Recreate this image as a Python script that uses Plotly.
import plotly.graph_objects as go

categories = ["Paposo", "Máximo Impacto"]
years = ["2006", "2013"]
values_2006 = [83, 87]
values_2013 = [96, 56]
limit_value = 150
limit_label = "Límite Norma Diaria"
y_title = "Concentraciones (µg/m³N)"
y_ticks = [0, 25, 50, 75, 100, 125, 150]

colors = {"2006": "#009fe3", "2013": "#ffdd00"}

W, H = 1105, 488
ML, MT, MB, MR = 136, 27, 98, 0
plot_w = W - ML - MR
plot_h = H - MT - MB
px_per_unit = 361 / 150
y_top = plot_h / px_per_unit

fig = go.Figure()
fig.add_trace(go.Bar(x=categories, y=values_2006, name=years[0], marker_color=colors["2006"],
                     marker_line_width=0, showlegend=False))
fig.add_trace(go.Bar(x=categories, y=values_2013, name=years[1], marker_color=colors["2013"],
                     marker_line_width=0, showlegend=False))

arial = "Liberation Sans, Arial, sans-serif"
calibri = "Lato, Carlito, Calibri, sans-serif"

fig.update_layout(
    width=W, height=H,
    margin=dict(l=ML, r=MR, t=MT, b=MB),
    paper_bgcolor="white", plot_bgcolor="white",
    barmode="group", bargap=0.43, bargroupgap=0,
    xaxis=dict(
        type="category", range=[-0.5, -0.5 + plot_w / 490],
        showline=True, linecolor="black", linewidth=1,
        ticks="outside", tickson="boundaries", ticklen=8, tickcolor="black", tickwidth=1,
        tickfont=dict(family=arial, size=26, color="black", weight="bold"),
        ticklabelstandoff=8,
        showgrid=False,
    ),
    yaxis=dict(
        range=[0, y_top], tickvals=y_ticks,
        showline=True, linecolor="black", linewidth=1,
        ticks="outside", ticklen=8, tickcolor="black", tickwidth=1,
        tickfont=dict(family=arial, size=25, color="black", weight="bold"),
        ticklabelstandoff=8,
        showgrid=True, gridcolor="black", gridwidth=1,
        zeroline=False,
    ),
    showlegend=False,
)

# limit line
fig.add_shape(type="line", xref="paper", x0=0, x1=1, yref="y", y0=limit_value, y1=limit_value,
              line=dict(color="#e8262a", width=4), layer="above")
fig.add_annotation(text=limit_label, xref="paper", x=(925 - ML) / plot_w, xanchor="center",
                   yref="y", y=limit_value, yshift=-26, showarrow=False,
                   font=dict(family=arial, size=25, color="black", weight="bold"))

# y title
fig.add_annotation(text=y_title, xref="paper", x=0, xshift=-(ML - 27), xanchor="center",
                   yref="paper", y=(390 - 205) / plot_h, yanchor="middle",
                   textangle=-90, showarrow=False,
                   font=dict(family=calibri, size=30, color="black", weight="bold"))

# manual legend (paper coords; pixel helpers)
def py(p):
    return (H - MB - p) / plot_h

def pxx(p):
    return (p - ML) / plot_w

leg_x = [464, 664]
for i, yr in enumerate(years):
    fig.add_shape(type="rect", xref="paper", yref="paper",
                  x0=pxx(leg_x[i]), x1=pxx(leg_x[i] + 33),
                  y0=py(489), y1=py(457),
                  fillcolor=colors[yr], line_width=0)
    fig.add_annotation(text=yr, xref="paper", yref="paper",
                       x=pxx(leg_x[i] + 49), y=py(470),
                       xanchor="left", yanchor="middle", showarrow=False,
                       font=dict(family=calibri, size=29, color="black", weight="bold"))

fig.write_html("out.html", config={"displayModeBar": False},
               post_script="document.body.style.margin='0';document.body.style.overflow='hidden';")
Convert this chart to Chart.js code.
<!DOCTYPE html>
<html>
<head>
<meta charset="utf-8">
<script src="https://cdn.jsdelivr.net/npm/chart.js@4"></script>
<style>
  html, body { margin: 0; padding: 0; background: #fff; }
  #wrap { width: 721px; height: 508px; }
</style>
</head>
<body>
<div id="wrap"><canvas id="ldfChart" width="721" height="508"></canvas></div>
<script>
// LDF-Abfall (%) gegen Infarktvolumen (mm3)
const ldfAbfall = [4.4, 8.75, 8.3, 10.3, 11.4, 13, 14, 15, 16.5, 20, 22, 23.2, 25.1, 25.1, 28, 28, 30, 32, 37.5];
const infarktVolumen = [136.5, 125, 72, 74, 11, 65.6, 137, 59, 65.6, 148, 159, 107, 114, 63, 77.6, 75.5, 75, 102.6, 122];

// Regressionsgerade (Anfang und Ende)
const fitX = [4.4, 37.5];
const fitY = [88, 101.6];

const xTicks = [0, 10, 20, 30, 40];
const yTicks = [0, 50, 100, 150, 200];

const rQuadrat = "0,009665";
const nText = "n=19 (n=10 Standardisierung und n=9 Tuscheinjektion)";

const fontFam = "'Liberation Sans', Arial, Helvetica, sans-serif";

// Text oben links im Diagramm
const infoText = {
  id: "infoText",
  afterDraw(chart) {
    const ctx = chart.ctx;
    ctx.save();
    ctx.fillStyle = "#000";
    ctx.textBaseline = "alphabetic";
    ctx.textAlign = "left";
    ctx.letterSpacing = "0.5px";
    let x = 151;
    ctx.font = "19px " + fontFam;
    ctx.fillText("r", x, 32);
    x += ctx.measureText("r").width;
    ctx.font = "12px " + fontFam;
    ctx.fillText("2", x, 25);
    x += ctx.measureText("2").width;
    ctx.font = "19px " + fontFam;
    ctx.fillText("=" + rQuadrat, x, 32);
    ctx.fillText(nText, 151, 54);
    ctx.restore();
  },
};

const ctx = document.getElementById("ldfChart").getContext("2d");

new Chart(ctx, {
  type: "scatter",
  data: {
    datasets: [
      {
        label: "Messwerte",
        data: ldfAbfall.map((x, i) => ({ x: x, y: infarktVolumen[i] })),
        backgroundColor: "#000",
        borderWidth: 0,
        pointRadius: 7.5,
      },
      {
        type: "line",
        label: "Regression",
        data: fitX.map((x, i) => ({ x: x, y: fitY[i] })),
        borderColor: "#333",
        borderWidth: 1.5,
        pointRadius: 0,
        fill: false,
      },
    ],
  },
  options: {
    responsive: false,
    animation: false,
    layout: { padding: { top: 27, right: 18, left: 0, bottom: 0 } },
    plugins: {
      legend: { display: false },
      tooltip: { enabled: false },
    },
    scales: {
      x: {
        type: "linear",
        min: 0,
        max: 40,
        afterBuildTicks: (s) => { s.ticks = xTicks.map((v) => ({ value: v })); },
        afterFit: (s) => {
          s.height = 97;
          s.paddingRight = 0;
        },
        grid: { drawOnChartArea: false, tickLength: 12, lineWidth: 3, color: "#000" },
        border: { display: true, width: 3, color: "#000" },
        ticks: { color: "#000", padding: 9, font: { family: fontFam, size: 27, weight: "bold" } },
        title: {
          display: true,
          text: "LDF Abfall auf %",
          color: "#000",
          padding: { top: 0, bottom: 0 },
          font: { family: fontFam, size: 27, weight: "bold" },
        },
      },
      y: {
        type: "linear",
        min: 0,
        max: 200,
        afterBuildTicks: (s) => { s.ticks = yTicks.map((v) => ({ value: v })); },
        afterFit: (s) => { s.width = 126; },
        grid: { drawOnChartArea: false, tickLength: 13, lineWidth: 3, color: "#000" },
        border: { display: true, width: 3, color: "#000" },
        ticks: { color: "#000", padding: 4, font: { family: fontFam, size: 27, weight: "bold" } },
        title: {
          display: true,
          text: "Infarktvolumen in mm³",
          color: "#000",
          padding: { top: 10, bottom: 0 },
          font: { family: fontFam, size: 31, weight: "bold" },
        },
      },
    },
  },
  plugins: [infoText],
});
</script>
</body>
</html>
======
Repeat all of the records above exactly as written.

◆ Solution ◆
Recreate this image as a Python script that uses Plotly.
import plotly.graph_objects as go

categories = ["Paposo", "Máximo Impacto"]
years = ["2006", "2013"]
values_2006 = [83, 87]
values_2013 = [96, 56]
limit_value = 150
limit_label = "Límite Norma Diaria"
y_title = "Concentraciones (µg/m³N)"
y_ticks = [0, 25, 50, 75, 100, 125, 150]

colors = {"2006": "#009fe3", "2013": "#ffdd00"}

W, H = 1105, 488
ML, MT, MB, MR = 136, 27, 98, 0
plot_w = W - ML - MR
plot_h = H - MT - MB
px_per_unit = 361 / 150
y_top = plot_h / px_per_unit

fig = go.Figure()
fig.add_trace(go.Bar(x=categories, y=values_2006, name=years[0], marker_color=colors["2006"],
                     marker_line_width=0, showlegend=False))
fig.add_trace(go.Bar(x=categories, y=values_2013, name=years[1], marker_color=colors["2013"],
                     marker_line_width=0, showlegend=False))

arial = "Liberation Sans, Arial, sans-serif"
calibri = "Lato, Carlito, Calibri, sans-serif"

fig.update_layout(
    width=W, height=H,
    margin=dict(l=ML, r=MR, t=MT, b=MB),
    paper_bgcolor="white", plot_bgcolor="white",
    barmode="group", bargap=0.43, bargroupgap=0,
    xaxis=dict(
        type="category", range=[-0.5, -0.5 + plot_w / 490],
        showline=True, linecolor="black", linewidth=1,
        ticks="outside", tickson="boundaries", ticklen=8, tickcolor="black", tickwidth=1,
        tickfont=dict(family=arial, size=26, color="black", weight="bold"),
        ticklabelstandoff=8,
        showgrid=False,
    ),
    yaxis=dict(
        range=[0, y_top], tickvals=y_ticks,
        showline=True, linecolor="black", linewidth=1,
        ticks="outside", ticklen=8, tickcolor="black", tickwidth=1,
        tickfont=dict(family=arial, size=25, color="black", weight="bold"),
        ticklabelstandoff=8,
        showgrid=True, gridcolor="black", gridwidth=1,
        zeroline=False,
    ),
    showlegend=False,
)

# limit line
fig.add_shape(type="line", xref="paper", x0=0, x1=1, yref="y", y0=limit_value, y1=limit_value,
              line=dict(color="#e8262a", width=4), layer="above")
fig.add_annotation(text=limit_label, xref="paper", x=(925 - ML) / plot_w, xanchor="center",
                   yref="y", y=limit_value, yshift=-26, showarrow=False,
                   font=dict(family=arial, size=25, color="black", weight="bold"))

# y title
fig.add_annotation(text=y_title, xref="paper", x=0, xshift=-(ML - 27), xanchor="center",
                   yref="paper", y=(390 - 205) / plot_h, yanchor="middle",
                   textangle=-90, showarrow=False,
                   font=dict(family=calibri, size=30, color="black", weight="bold"))

# manual legend (paper coords; pixel helpers)
def py(p):
    return (H - MB - p) / plot_h

def pxx(p):
    return (p - ML) / plot_w

leg_x = [464, 664]
for i, yr in enumerate(years):
    fig.add_shape(type="rect", xref="paper", yref="paper",
                  x0=pxx(leg_x[i]), x1=pxx(leg_x[i] + 33),
                  y0=py(489), y1=py(457),
                  fillcolor=colors[yr], line_width=0)
    fig.add_annotation(text=yr, xref="paper", yref="paper",
                       x=pxx(leg_x[i] + 49), y=py(470),
                       xanchor="left", yanchor="middle", showarrow=False,
                       font=dict(family=calibri, size=29, color="black", weight="bold"))

fig.write_html("out.html", config={"displayModeBar": False},
               post_script="document.body.style.margin='0';document.body.style.overflow='hidden';")
Convert this chart to Chart.js code.
<!DOCTYPE html>
<html>
<head>
<meta charset="utf-8">
<script src="https://cdn.jsdelivr.net/npm/chart.js@4"></script>
<style>
  html, body { margin: 0; padding: 0; background: #fff; }
  #wrap { width: 721px; height: 508px; }
</style>
</head>
<body>
<div id="wrap"><canvas id="ldfChart" width="721" height="508"></canvas></div>
<script>
// LDF-Abfall (%) gegen Infarktvolumen (mm3)
const ldfAbfall = [4.4, 8.75, 8.3, 10.3, 11.4, 13, 14, 15, 16.5, 20, 22, 23.2, 25.1, 25.1, 28, 28, 30, 32, 37.5];
const infarktVolumen = [136.5, 125, 72, 74, 11, 65.6, 137, 59, 65.6, 148, 159, 107, 114, 63, 77.6, 75.5, 75, 102.6, 122];

// Regressionsgerade (Anfang und Ende)
const fitX = [4.4, 37.5];
const fitY = [88, 101.6];

const xTicks = [0, 10, 20, 30, 40];
const yTicks = [0, 50, 100, 150, 200];

const rQuadrat = "0,009665";
const nText = "n=19 (n=10 Standardisierung und n=9 Tuscheinjektion)";

const fontFam = "'Liberation Sans', Arial, Helvetica, sans-serif";

// Text oben links im Diagramm
const infoText = {
  id: "infoText",
  afterDraw(chart) {
    const ctx = chart.ctx;
    ctx.save();
    ctx.fillStyle = "#000";
    ctx.textBaseline = "alphabetic";
    ctx.textAlign = "left";
    ctx.letterSpacing = "0.5px";
    let x = 151;
    ctx.font = "19px " + fontFam;
    ctx.fillText("r", x, 32);
    x += ctx.measureText("r").width;
    ctx.font = "12px " + fontFam;
    ctx.fillText("2", x, 25);
    x += ctx.measureText("2").width;
    ctx.font = "19px " + fontFam;
    ctx.fillText("=" + rQuadrat, x, 32);
    ctx.fillText(nText, 151, 54);
    ctx.restore();
  },
};

const ctx = document.getElementById("ldfChart").getContext("2d");

new Chart(ctx, {
  type: "scatter",
  data: {
    datasets: [
      {
        label: "Messwerte",
        data: ldfAbfall.map((x, i) => ({ x: x, y: infarktVolumen[i] })),
        backgroundColor: "#000",
        borderWidth: 0,
        pointRadius: 7.5,
      },
      {
        type: "line",
        label: "Regression",
        data: fitX.map((x, i) => ({ x: x, y: fitY[i] })),
        borderColor: "#333",
        borderWidth: 1.5,
        pointRadius: 0,
        fill: false,
      },
    ],
  },
  options: {
    responsive: false,
    animation: false,
    layout: { padding: { top: 27, right: 18, left: 0, bottom: 0 } },
    plugins: {
      legend: { display: false },
      tooltip: { enabled: false },
    },
    scales: {
      x: {
        type: "linear",
        min: 0,
        max: 40,
        afterBuildTicks: (s) => { s.ticks = xTicks.map((v) => ({ value: v })); },
        afterFit: (s) => {
          s.height = 97;
          s.paddingRight = 0;
        },
        grid: { drawOnChartArea: false, tickLength: 12, lineWidth: 3, color: "#000" },
        border: { display: true, width: 3, color: "#000" },
        ticks: { color: "#000", padding: 9, font: { family: fontFam, size: 27, weight: "bold" } },
        title: {
          display: true,
          text: "LDF Abfall auf %",
          color: "#000",
          padding: { top: 0, bottom: 0 },
          font: { family: fontFam, size: 27, weight: "bold" },
        },
      },
      y: {
        type: "linear",
        min: 0,
        max: 200,
        afterBuildTicks: (s) => { s.ticks = yTicks.map((v) => ({ value: v })); },
        afterFit: (s) => { s.width = 126; },
        grid: { drawOnChartArea: false, tickLength: 13, lineWidth: 3, color: "#000" },
        border: { display: true, width: 3, color: "#000" },
        ticks: { color: "#000", padding: 4, font: { family: fontFam, size: 27, weight: "bold" } },
        title: {
          display: true,
          text: "Infarktvolumen in mm³",
          color: "#000",
          padding: { top: 10, bottom: 0 },
          font: { family: fontFam, size: 31, weight: "bold" },
        },
      },
    },
  },
  plugins: [infoText],
});
</script>
</body>
</html>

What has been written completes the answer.